Zu Allianzen zwischen säkularen und religiösen Feministinnen forderte Maria Katharina Moser - vormals katholische Theologin und ORF-Journalistin, dann evangelische Pfarrerin und ab Herbst Diakonie-Direktorin - am 30. Mai auf. Zugleich warnte sie vor derzeit beobachtbaren Bündnissen, die deren gemeinsamen Anliegen letztlich zuwiderliefen: zum einen vor dem "Antigenderismus", den traditionalistisch-fundamentalistische kirchliche Kreise und rechtspopulistische Gruppierungen gemeinsam befeuern würden.
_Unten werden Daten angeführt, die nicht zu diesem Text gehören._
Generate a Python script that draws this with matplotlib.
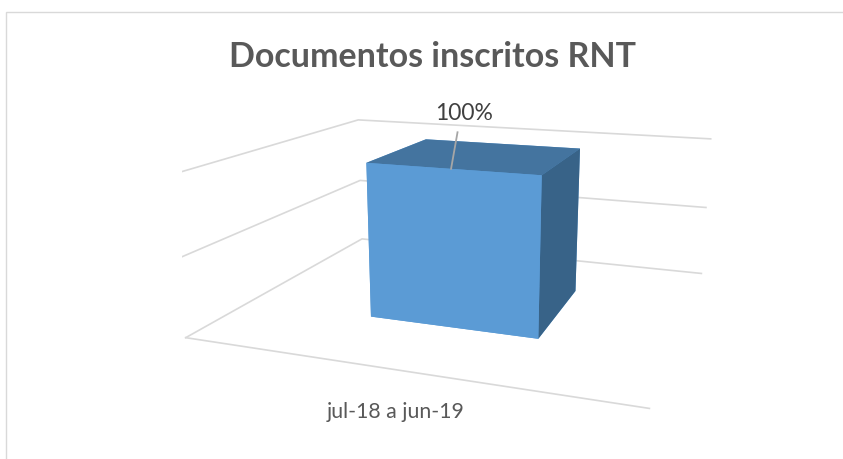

Moser sieht darin einer Gegenreaktion des in die Defensive geratenen Patriarchats, "the empire strikes back, könnte man sagen". "Die alten Patriarchen und ihre Mittäterinnen fühlen sich durch Feminismus und Frauenbewegungen bedroht und treten zur Verteidigung ihrer althergebrachten Ideologie an." Sie verteidigten die "patriarchale" Familie, Geschlechterrollen und Sexualmoral gegen vermeintliche moralische "Verfallserscheinungen" der Moderne als "gottgewollte Ordnung".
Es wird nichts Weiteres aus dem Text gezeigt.